Here is the procedure from the 1997 FSM:


















Lew


----------



## Eddie57 (Nov 14, 2004)

*Thanks*

Thanks for the information. I will give it a shot. Have a good weekend!

Eddie


----------



## Eddie57 (Nov 14, 2004)

*Response*



lshadoff said:


> It sounds like you have air in the system.
> Here is the procedure from the 1997 FSM:
> 
> 
> ...


I completely drained the coolant and then refilled it while the air relief plug was open. Once the fluid started coming out of the air relief plug I put back the plug and filled the radiator to the top. I also filled the reservoir to the recommended level. I then idled the car for 10-15 minutes with the heater on and the air in the heater never got hot.
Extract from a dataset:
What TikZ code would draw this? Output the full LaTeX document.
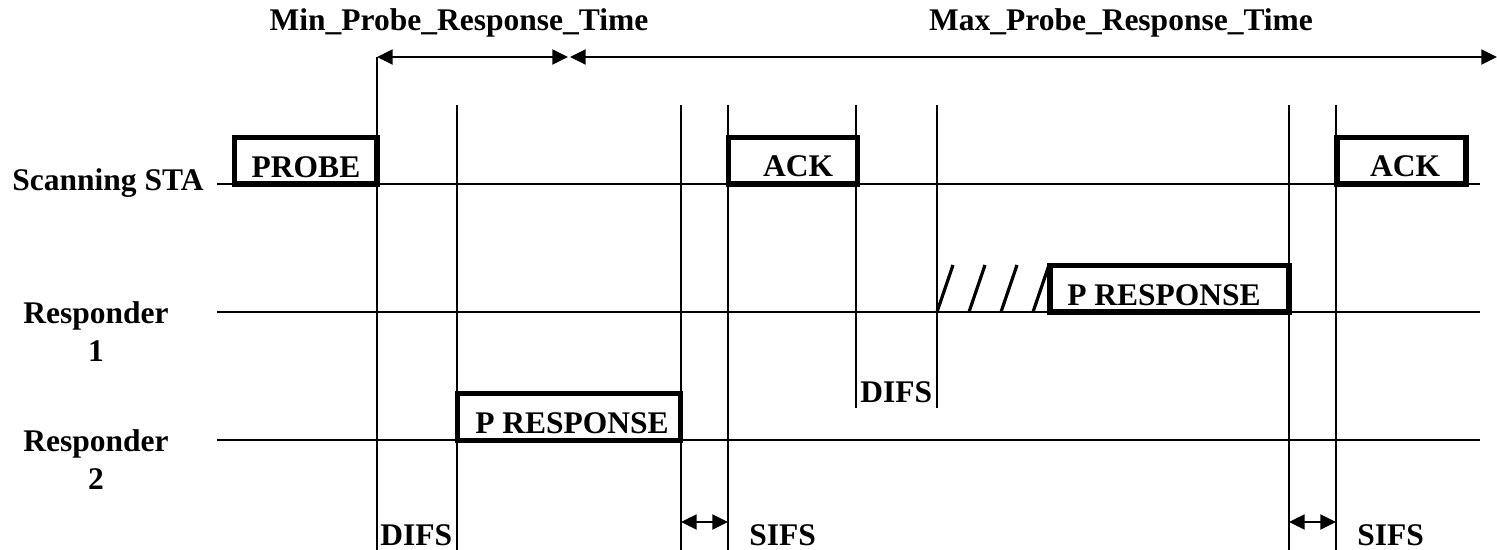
\documentclass[tikz,border=0pt]{standalone}
\usepackage{fontspec}
\setmainfont{Liberation Serif}
\usetikzlibrary{arrows.meta,positioning}
\tikzset{
    lane/.style={line width=1pt},
    tick/.style={line width=1pt},
    frame/.style={draw, line width=2.6pt, inner sep=0pt, minimum height=23.3pt},
    txt/.style={font=\fontsize{15.75}{19}\selectfont\bfseries, inner sep=0pt, align=center},
    dim/.style={{Triangle[length=7.8pt,width=7.5pt]}-{Triangle[length=7.8pt,width=7.5pt]}, line width=1pt},
    hatch/.style={line width=1.6pt},
}

\begin{document}
\begin{tikzpicture}[x=0.5pt, y=-0.5pt]
    \useasboundingbox (0,0) rectangle (1497,550);

    % stations
    \node[txt] (sta)   at (108,183) {Scanning STA};
    \node[txt] (resp1) at (96,332)  {Responder\\1};
    \node[txt] (resp2) at (96,460)  {Responder\\2};

    \coordinate (staL) at (217,184);  \coordinate (staR) at (1480,184);
    \coordinate (r1L)  at (217,312);  \coordinate (r1R)  at (1480,312);
    \coordinate (r2L)  at (217,440);  \coordinate (r2R)  at (1480,440);
    \draw[lane] (staL) -- (staR);
    \draw[lane] (r1L) -- (r1R);
    \draw[lane] (r2L) -- (r2R);

    % time marks
    \foreach \nm/\x/\ytop/\ybot in {t1/377/57/550, t2/457/105/550, t3/681/105/550,
        t4/728/105/550, t5/856/105/408, t6/937/105/408, t7/1289/105/550, t8/1336/105/550}
    {
        \coordinate (\nm-top) at (\x,\ytop);
        \coordinate (\nm-bot) at (\x,\ybot);
        \draw[tick] (\nm-top) -- (\nm-bot);
    }

    % frames
    \node[frame, minimum width=71.25pt] (probe) at (305.75,160.75) {};
    \node[frame, minimum width=64.5pt]  (ack1)  at (793,160.75) {};
    \node[frame, minimum width=64.5pt]  (ack2)  at (1401.5,160.75) {};
    \node[frame, minimum width=119.5pt] (presp1) at (1169.5,288.75) {};
    \node[frame, minimum width=111.5pt, minimum height=23.5pt] (presp2) at (569,417) {};

    \node[txt] (probelbl)  at (306,167)  {PROBE};
    \node[txt] (ack1lbl)   at (798,166)  {ACK};
    \node[txt] (ack2lbl)   at (1405,166) {ACK};
    \node[txt] (presp1lbl) at (1164,295) {P RESPONSE};
    \node[txt] (presp2lbl) at (572,423)  {P RESPONSE};

    % backoff slots
    \foreach \x in {937,969,1001,1033}
        \draw[hatch] (\x,312) -- ++(16,-47);

    % response time windows
    \node[txt] (minlbl) at (459,23)  {Min\_Probe\_Response\_Time};
    \node[txt] (maxlbl) at (1121,23) {Max\_Probe\_Response\_Time};
    \coordinate (minR) at (568,57);
    \coordinate (maxL) at (570,57);
    \coordinate (maxR) at (1497,57);
    \draw[dim] (t1-top) -- (minR);
    \draw[dim] (maxL) -- (maxR);

    % interframe spaces
    \coordinate (sifsrow) at (0,522);
    \draw[dim] (t3-top |- sifsrow) -- (t4-top |- sifsrow);
    \draw[dim] (t7-top |- sifsrow) -- (t8-top |- sifsrow);

    \node[txt, anchor=base west] (difsA) at (380,545)  {DIFS};
    \node[txt, anchor=base west] (difsB) at (860,402)  {DIFS};
    \node[txt, anchor=base west] (sifsA) at (749,545)  {SIFS};
    \node[txt, anchor=base west] (sifsB) at (1357,545) {SIFS};
\end{tikzpicture}
\end{document}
Was coolant going back into the reservoir after 10-15 minutes. The tempurature is about currently about 85-90 degrees outside. I don't know but something doesn't feel right. Am I over reacting? Why doesn't the heater heat up the air? The tempurature gauge went from being cold to slightly past half way in the 10-15 minutes. Any comments or suggestions welcome.

Thanks
Eddie
Note: The thermostat is a nissan part from the dealer.


----------